A primeira questão que cumpre apreciar e decidir, suscitada pelo Ministério Público, é a da competência em razão da hierarquia deste Supremo Tribunal Administrativo para conhecer do presente recurso, sendo que esta questão tem prioridade relativamente a todas as outras, conforme decorre do disposto no artigo 13.º do Código de Processo dos Tribunais Administrativos (CPTA) aplicável por força do disposto no artigo 2º, alínea c), do Código de Procedimento e Processo Tributário (CPPT), e a sua eventual procedência prejudica o conhecimento de qualquer outra questão.

Vejamos.

Nos termos do disposto no artigo 26.º, n,º 1, alínea b), do Estatuto dos Tribunais Administrativos e Fiscais (ETAF) e no artigo 280.º, n.º 3, do CPPT, a competência para conhecer dos recursos das decisões dos tribunais tributários, compete à Secção de Contencioso Tributário do Supremo Tribunal Administrativo quando, além do mais, os recursos tenham por exclusivo fundamento matéria de direito.

Como o Supremo Tribunal Administrativo tem vindo a entender, o recurso não versa exclusivamente matéria de direito, se nas conclusões do respectivo recurso se suscitar questão factual, manifestando-se divergência, por insuficiência, excesso ou erro, quanto à matéria de facto provada na decisão recorrida, quer porque se entenda que os factos levados ao probatório não estão provados, quer porque se considere que foram esquecidos factos tidos por relevantes, quer porque se defenda que a prova produzida foi insuficiente, quer ainda porque se divirja nas ilações de facto que se devam retirar dos mesmos (cf. entre muitos, acórdãos STA de 16/12/2009, Processo 0738/09, de 21/4/2010, Processo 0189/10 e de 04/3/2020, Processo 299/19.9BEMDL; de 12/4/2023, Processo 0436/12.4BECBR).

E se o recorrente suscitar qualquer questão de facto, o recurso já não terá por fundamento exclusivamente matéria de direito, ficando, desde logo, definida a competência do Tribunal Central Administrativo, independentemente da eventualidade de, por fim, esse Tribunal vir a concluir que a discordância sobre a matéria fáctica, ou que os factos não provados alegados são irrelevantes para a decisão do recurso.- cf., por todos, acórdão do STA de 19/4/2012, Processo 0297/12.
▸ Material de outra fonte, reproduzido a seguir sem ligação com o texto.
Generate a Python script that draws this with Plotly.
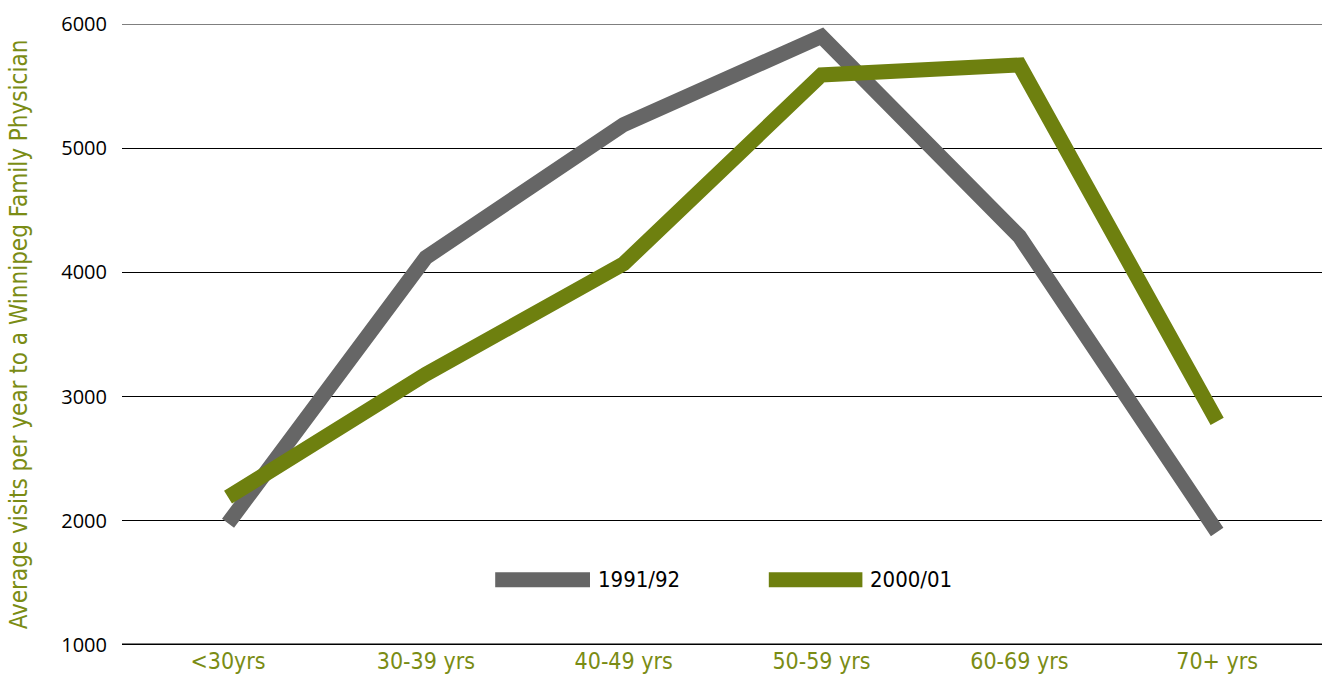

No caso, sustenta o EPGA que o recurso não se fundamenta exclusivamente em matéria de direito, porque na conclusão V), das alegações de recurso, vem consignado que “[N]o caso dos autos, como resulta do próprio despacho reclamado, a citação efetuada ao reclamante não se fez acompanhar pelo(s) respetivo(s) título(s) executivo(s)” e não consta do elenco dos factos provados e não provados se a citação efectuada ao ora Recorrente se fez ou não “acompanhar pelo(s) respetivo(s) título(s) executivo(s). E concluiu que a sentença recorrida não efectuou julgamento quanto à matéria objecto da conclusão recursiva, relativamente à qual o Recorrente pretende extrair relevantes consequências jurídicas.

Com o devido respeito, não acompanhamos este entendimento.
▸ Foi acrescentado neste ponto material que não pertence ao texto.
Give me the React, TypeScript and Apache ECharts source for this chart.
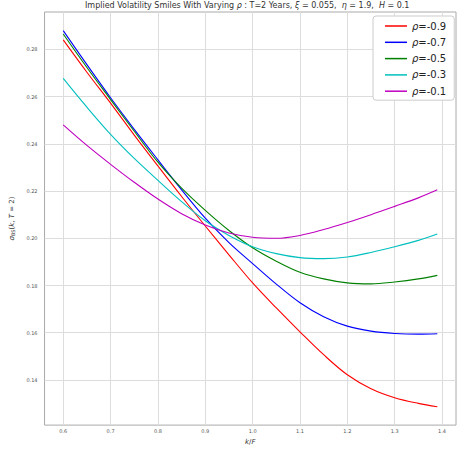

Embora no probatório da sentença recorrida não conste, de forma autonomizada, que o acto de citação do reclamante não se fez acompanhar pelo respectivo título executivo, certo é que, na alínea f) desse probatório, vem reproduzido o teor da informação/parecer que está na base do despacho reclamado, constando expressamente do ponto 15 dessa informação que “(…) embora da citação não conste a data da emissão do título executivo (nem cópia da certidão de dívida, cujo envio, sublinhe-se, não é obrigatório) …” (sublinhado nosso).

Assim, atento o teor desse ponto 15, reproduzido no probatório da sentença recorrida, afigura-se-nos que a factualidade referida na conclusão V) da alegação de recurso, e tida por relevante, integra o elenco dos factos provados.

Deste modo, e não se vislumbrando outro motivo que obste à competência deste Tribunal em razão da hierarquia, passamos à apreciação do mérito do presente recurso.

2.2.2. Do alegado erro de julgamento

A sentença recorrida julgou improcedente a reclamação judicial deduzida pelo ora Recorrente contra o despacho do Chefe do Serviço de Finanças de Beja que indeferiu o seu pedido de que, por se verificar a falta de citação, com prejuízo para a sua defesa, fosse determinada a nulidade insanável prevista na alínea a) do n.º1 do artigo 165.º do CPPT, com a consequente extinção da execução fiscal.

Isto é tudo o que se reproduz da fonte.